MOSCOW, August 21 (RIA Novosti) – At the height of the Cold War, Italian energy corporation’s first head Enrico Mattei risked a rapprochement with the Soviet Union in a bid to shore up the nation’s energy security against the US-led oil consortium, but whether today’s Prime Minister Matteo Renzi is willing to go against Washington is less clear, says Jovani Savino from Rossiya Segodnya’s Center for International Journalism and Research.
The experience of Eni’s first chairman and father of Italy’s energy policy Enrico Mattei is an example of the country’s fight for independence from foreign oil and gas corporations, according to Savino.
Mattei’s biography makes him a vivid example of a self-made man. Born to a poor family, he became a laboratory chief while still in his 20s. During Mussolini’s fascist rule Mattei had to join the nationalist party, although he was not active in politics, and soon established contacts with the Italian resitance movement, which he supplied with weapons.
Impressed by his management skills, the Christian Democrats entrusted Mattei with command of their guerilla forces. Following the end of the war, Enrico Mattei was appointed to the leadership of the Nazi-founded state oil company Agip and tasked by the allies with dismantling it.
Instead, Mattei reorganized Agip into the national fuel trust Eni, which became the stepping stone for the country’s energy independence.
Under his direction, the Italian oil giant signed an agreement with the Soviet Union and helped to loosen the grip of the Seven Sisters – seven Western corporations that dominated the oil industry in the 20th century – as well as to plow the revenues from oil extraction in third-world countries back into their economies.
“Agip’s closure would have hurt Italy’s energy prospects.

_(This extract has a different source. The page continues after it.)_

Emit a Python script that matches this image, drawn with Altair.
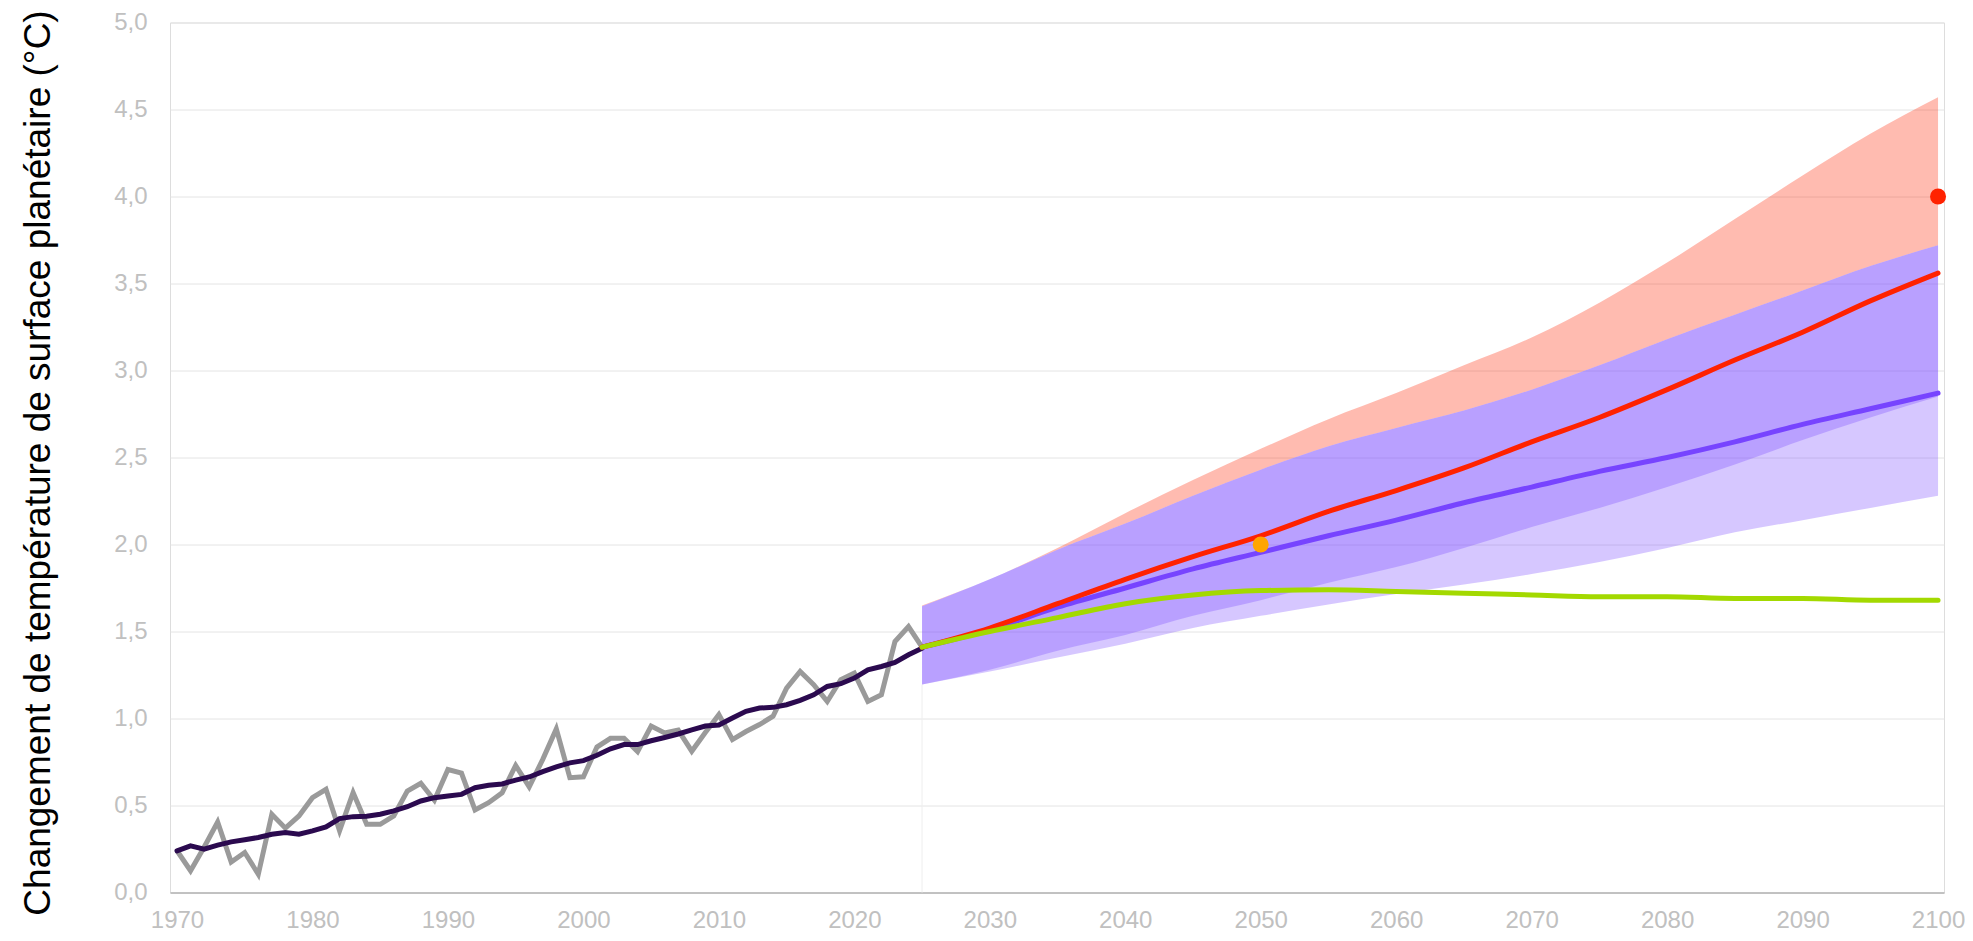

Meanwhile, Anglo-American allies were explicitly demanding that the company be dismantled,” Jovani Savino says.
“By that time, major US and British companies had come up with several scenarios of monopolizing the Italian energy market, and Rome was ready to give them a go-ahead. Foreign experts were also asking for a permit to further explore the territories that had been surveyed earlier by Agip. The former partisan stalled for time to prevent the company from being abolished, while also stimulating exploration. The first batch of oil was extracted in Cortemaggiore, in the Valley of Po.”
The deposit was poor in oil but rich in methane, a cheap fuel that boosted economic miracle in the country and led to the expansion of pipelines across northern Italy, angering the Seven Sisters (British Petroleum, Exxon, Gulf Oil, Mobil, Royal Dutch Shell, Chevron and Texaco).
While at the helm of Eni, Mattei opened a new chapter in Italy’s economic ties with member states of the Warsaw Pact.
“Enrico Mattei realized that the independence of Rome’s foreign policy depended not only on third-world countries, but also on Eastern European nations… In the 1950s he came to a conclusion that to break free from its dependence on the Seven Sisters Italy had to cooperate with the Soviet Union, the country with a huge market that wasn’t controlled by the US.”
This was followed by a deal to swap Soviet oil for synthetic rubber in 1958 and shuttle trips by Italian and Soviet ministers between 1959 and 1968. All of this made Mattei an anti-hero of the Soviets’ “oil expansion” in the eyes of the West and allegedly led to his mysterious death in a plane crash in 1962.
“Enrico Mattei’s death ended [Italy’s] struggle for energy independence. Until now, no one in Italy has come up with a viable political-economic initiative to free up Italy from US and NATO [influence].”
Eni’s first head showed that an independent energy future is attainable, but the question is whether Italy’s Prime Minister Matteo Renzi can and will follow the road shown by Enrico Mattei, Jovani Savino says.